How does additional fat/non fat ingredients affect tempering?

LLY
@lly
04/30/16 00:12:26
52 posts

Thank you Gap.

I guess I will try and error with different amounts of vegetable oils...

I saw one of the Ghirardelli recipe for chocolate hazelnuts and according to the their ingredients I saw that they add 6% hazelnuts of the total weight of the product, that means ~3% vegetable oil.

If other forum memebers have empiric knowledge about vegetable fat addition I will love to learn..

Gap
@gap
04/29/16 03:32:33
182 posts

Adding fats generally softens the chocolate. You work out the % of fat based on weight.

For instance, if your formula has 10% full fat milk powder (assume 26% fat content), then the milk fat in your formula = 10% x 26% = 2.6% milk fat.

In terms of non-fats and tempering: I don't think non-fat ingredients (eg., skim milk powder) would affect tempering. I imagine it as a solid-type ingredient that just displaces sugar in your formula and gets ground up/refined with all of your other ingredients. This is just a hypothesis from my side, I've no testing or evidence to back it up.

If you want to sell your product and call it chocolate, there may well be limits to what additional fats and non-fats you can use and how much of them you can use.

In terms of other fats, I haven't used them. I would expect them to soften chocolate. I'm not sure how much, say, vegetable fat, you can add to normal chocolate before you turn it into compound chocolate. Most things I've read suggest 4-5% before you start affecting your ability to temper, but this probably differs based on the fat you are using. And as mentioned above, I think some fats can't be added to chocolate if you want to sell it as chocolate.

For some reason I have in my head that, as a rule of thumb, you should try and keep the additional milk fat from milk powder to <15% of total fat (ie., total fat = cocoa butter + additional fat) to minimise any problems with tempering. I'm sure that isn't a hard rule and depends on what type of milk powder you're adding, but it might give you a starting point for testing. So for a 40% fat chocolate, that would give an upper limit of 6% (40% x 15%) milk fat. If your milk powder was 26%, then the milk powder in your recipe would have an upper limit of 6%/26% = 23% milk powder by weight in the total formula.

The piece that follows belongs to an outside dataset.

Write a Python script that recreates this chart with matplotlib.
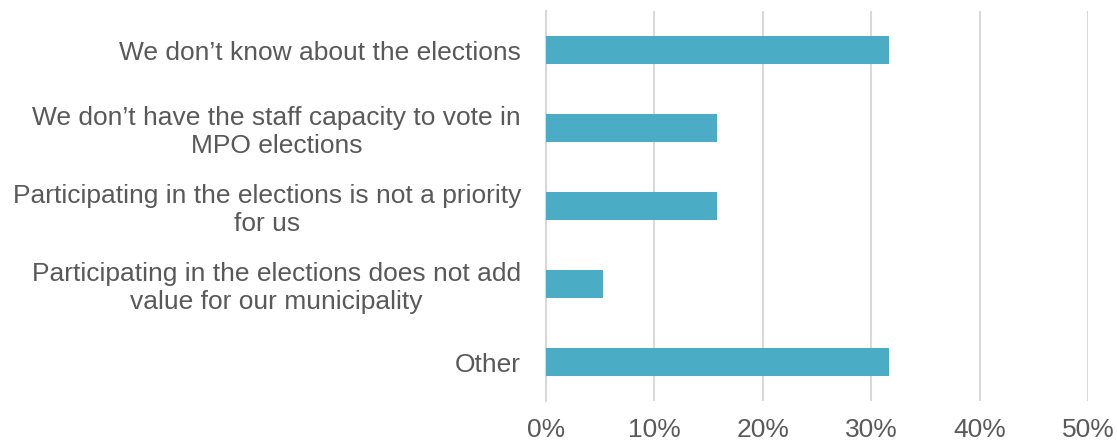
import matplotlib
matplotlib.use("Agg")
import matplotlib.pyplot as plt
from matplotlib.ticker import FuncFormatter

categories = [
    "We don\u2019t know about the elections",
    "We don\u2019t have the staff capacity to vote in\nMPO elections",
    "Participating in the elections is not a priority\nfor us",
    "Participating in the elections does not add\nvalue for our municipality",
    "Other",
]
values = [31.6, 15.8, 15.8, 5.3, 31.6]
xticks = [0, 10, 20, 30, 40, 50]

plt.rcParams['font.family'] = ['Liberation Sans', 'DejaVu Sans']
text_color = '#595959'
bar_color = '#4BACC6'
grid_color = '#D9D9D9'

fig = plt.figure(figsize=(11.17, 4.43), dpi=100)
ax = fig.add_axes([546/1117, 1 - 401/443, (1088 - 546)/1117, (401 - 11)/443])

y = list(range(len(categories)))
ax.barh(y, values, height=0.36, color=bar_color, zorder=3)
ax.set_ylim(len(categories) - 0.5, -0.5)
ax.set_xlim(0, 50)
ax.set_xticks(xticks)
ax.xaxis.set_major_formatter(FuncFormatter(lambda v, p: f"{int(v)}%"))
ax.set_yticks(y)
ax.set_yticklabels(categories, multialignment='center')

for s in ['top', 'right', 'bottom']:
    ax.spines[s].set_visible(False)
ax.spines['left'].set_color(grid_color)
ax.spines['left'].set_linewidth(1.5)
ax.grid(axis='x', color=grid_color, linewidth=1.5, zorder=0)
ax.tick_params(axis='both', length=0, labelsize=19, colors=text_color)
ax.tick_params(axis='y', pad=18)
ax.tick_params(axis='x', pad=12)

fig.savefig("out.png", dpi=100)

When I have made milk chocolate, I have added ~5% milkfat but have taken it as high as 6.5% - it depends what you're after from your milk chocolate. 


updated by @gap: 04/29/16 03:46:24
LLY
@lly
04/28/16 19:47:37
52 posts

Hi,

A few months ago I went through all the relevant topics in this forum and in Alchemy forum. I don't remember a lot threads regarding this subject.

I found two:

http://chocolatetalk.proboards.com/thread/460/hazelnut-ratio

http://chocolatetalk.proboards.com/thread/106/nuts-chocolate

In essence, vegetable oil (like hazelnuts)  is liquid in room temperature not like butterfat, so whole milk powder is different from nuts oil.

I just want the experience of people because this issue is a bit vague, how do you count the ratio of the additional fat: by weight or just the ratio to cacao butter? what is the limit of vegetable oil that transform the product from chocolate to kind of nut center?

The questions is aiming also to the final product not just the tempering.

If you have addtional knowlenge to contribute I will be more then happy.

Thank's again

Sebastian
@sebastian
04/26/16 16:36:41
754 posts

I think you'll find those topics have been answered a few times here.  I'd urge you to do some exploring in the forum archives 8-)

LLY
@lly
04/26/16 06:51:52
52 posts

I want to ask a tricky question/issue:

If you dig inside the "bean to bar" or artisan small scale business (or even some big manufacture chocolate producers) you find two main different kinds of ways to give a special taste to the chocolate (not infusion):

1. mixing additional fat in chocolate: coconut, sesame, hazelnuts and more (even whole milk powder)

2. additional ingredients that not including fats: non fat powder milk, spices etc

After this small briefing I have two questions:

1. How the non-fat ingredients effect tempering? for example if I put skim milk powder how it will affect?

2. As I know, as a rule of thumb more then 5% additional fat will affect tempering, what is your experience with addinal fat?